Pull every "chart" line out of the data below.

»»

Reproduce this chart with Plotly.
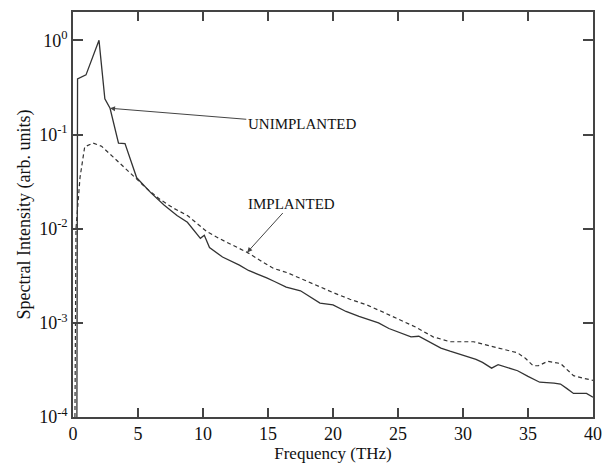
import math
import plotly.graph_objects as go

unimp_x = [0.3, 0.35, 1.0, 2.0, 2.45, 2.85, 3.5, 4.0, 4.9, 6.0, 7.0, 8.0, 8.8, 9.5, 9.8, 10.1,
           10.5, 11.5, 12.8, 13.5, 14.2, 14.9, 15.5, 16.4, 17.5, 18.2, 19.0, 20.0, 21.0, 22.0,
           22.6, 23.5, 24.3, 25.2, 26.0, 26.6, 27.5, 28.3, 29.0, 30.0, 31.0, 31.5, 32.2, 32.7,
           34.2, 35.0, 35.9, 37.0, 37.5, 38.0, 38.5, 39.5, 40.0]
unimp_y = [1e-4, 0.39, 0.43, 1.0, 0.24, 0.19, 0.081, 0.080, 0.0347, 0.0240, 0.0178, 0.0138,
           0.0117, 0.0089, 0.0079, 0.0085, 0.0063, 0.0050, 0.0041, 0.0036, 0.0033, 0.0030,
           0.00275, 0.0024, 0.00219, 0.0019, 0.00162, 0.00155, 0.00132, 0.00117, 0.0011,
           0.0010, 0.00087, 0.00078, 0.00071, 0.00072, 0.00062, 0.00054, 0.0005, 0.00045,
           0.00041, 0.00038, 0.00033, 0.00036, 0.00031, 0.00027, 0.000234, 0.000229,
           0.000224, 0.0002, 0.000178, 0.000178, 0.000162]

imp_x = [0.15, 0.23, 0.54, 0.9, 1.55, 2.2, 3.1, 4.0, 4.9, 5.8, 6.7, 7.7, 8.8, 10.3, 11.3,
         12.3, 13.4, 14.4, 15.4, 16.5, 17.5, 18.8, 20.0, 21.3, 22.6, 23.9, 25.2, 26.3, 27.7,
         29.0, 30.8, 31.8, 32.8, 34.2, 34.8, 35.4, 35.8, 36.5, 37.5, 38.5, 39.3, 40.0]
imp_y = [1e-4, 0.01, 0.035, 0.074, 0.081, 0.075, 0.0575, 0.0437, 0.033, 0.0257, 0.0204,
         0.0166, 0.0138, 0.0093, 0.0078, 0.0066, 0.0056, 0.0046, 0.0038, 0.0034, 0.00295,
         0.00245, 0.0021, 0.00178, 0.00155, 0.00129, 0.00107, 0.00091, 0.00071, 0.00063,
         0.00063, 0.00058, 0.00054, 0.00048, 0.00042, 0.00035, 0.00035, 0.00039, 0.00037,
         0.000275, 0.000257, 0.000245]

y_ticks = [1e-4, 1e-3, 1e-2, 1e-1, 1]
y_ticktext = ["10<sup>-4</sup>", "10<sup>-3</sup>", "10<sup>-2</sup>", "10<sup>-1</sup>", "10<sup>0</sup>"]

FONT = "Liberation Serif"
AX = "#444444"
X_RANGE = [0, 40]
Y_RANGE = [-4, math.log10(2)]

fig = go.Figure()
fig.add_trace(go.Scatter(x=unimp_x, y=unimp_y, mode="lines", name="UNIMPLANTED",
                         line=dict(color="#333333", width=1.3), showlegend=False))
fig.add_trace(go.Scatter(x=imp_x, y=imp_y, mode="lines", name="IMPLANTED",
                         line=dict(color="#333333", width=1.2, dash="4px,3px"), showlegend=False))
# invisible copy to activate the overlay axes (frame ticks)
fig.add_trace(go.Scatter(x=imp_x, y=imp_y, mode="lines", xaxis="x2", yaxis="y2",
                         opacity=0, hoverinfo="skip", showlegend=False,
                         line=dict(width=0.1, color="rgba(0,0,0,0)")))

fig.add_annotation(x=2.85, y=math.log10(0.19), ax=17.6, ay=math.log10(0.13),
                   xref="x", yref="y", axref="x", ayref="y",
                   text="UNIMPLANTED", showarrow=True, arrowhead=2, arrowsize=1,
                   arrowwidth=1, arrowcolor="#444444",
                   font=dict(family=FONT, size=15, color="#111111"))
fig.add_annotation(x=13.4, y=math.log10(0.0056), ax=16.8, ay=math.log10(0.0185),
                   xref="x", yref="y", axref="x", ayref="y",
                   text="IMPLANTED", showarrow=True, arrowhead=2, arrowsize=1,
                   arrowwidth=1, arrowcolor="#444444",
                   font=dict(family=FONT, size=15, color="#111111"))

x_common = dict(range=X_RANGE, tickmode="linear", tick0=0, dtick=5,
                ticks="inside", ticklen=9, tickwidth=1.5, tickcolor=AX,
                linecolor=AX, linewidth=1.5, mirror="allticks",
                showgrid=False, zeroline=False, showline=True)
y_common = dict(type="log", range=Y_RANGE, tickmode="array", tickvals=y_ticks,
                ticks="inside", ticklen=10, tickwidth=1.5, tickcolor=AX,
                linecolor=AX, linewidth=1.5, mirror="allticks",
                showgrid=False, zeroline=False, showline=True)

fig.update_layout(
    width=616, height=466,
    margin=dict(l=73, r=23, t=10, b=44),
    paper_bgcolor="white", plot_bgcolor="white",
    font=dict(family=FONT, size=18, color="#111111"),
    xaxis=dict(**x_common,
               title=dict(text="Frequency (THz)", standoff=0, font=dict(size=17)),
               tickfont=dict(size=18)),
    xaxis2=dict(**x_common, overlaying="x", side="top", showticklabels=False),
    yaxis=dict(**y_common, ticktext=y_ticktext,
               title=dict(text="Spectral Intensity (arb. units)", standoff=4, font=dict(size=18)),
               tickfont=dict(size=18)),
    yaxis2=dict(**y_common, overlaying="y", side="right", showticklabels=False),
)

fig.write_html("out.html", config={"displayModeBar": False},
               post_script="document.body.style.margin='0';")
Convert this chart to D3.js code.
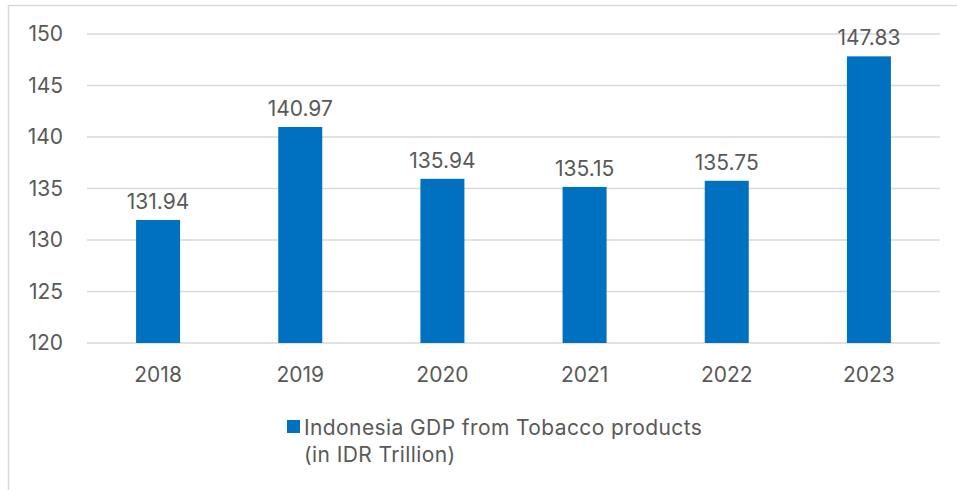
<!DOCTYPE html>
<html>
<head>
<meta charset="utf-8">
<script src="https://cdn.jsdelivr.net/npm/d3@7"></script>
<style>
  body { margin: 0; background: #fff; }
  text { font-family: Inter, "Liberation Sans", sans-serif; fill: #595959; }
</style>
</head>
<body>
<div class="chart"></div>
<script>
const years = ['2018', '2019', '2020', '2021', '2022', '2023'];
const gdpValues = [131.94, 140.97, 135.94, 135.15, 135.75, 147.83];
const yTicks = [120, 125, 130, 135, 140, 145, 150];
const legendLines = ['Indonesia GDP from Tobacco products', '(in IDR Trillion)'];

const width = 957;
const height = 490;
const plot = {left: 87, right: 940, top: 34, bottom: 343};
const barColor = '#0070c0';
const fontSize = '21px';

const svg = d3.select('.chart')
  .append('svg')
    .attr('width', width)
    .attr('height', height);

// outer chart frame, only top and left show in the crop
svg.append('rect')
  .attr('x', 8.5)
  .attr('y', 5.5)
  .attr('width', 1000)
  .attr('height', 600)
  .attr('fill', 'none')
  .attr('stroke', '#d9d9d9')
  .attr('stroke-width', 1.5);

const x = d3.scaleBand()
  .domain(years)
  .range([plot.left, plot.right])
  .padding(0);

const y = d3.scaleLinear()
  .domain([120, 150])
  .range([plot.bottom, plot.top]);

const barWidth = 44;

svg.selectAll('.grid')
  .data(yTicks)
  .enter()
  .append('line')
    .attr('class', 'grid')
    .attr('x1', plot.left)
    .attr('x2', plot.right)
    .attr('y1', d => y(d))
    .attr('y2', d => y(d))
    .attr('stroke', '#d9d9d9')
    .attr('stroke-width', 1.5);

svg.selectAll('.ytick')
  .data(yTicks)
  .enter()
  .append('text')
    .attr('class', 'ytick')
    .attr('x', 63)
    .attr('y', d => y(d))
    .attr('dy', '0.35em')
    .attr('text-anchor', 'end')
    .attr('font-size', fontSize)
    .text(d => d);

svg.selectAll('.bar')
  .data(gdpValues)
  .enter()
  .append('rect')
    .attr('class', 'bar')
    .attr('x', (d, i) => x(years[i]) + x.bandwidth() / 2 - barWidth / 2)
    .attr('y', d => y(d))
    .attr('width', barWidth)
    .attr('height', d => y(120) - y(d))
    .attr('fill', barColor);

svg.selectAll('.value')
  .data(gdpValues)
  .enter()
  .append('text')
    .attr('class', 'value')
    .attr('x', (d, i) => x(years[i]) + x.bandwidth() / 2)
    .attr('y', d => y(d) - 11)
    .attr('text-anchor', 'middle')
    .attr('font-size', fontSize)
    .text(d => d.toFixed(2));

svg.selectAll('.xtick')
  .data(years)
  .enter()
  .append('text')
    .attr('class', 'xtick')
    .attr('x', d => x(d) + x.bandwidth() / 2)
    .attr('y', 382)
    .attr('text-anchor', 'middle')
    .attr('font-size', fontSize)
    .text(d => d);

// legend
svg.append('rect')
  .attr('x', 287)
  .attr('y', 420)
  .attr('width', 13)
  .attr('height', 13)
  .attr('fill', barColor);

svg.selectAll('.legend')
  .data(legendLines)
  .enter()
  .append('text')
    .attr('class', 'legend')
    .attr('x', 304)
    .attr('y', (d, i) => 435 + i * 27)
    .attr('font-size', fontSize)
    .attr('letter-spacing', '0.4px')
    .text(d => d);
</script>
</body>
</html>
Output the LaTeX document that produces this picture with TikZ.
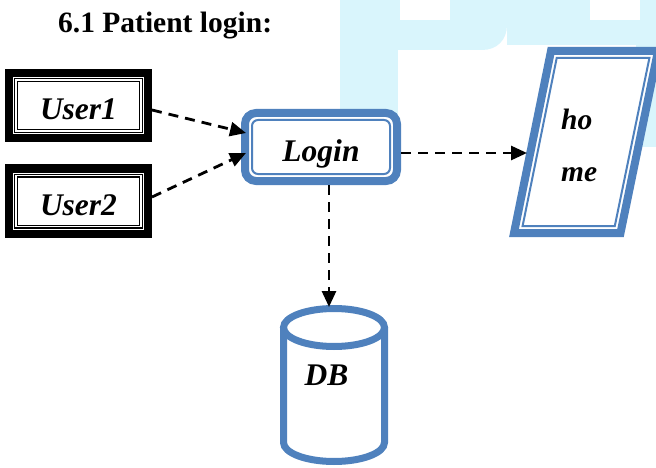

««

- _Reply_:
Reproduce this chart with Plotly.
Convert this chart to D3.js code.
<div class="chart"></div>
const svg = d3.select('.chart')
// outer chart frame, only top and left show in the crop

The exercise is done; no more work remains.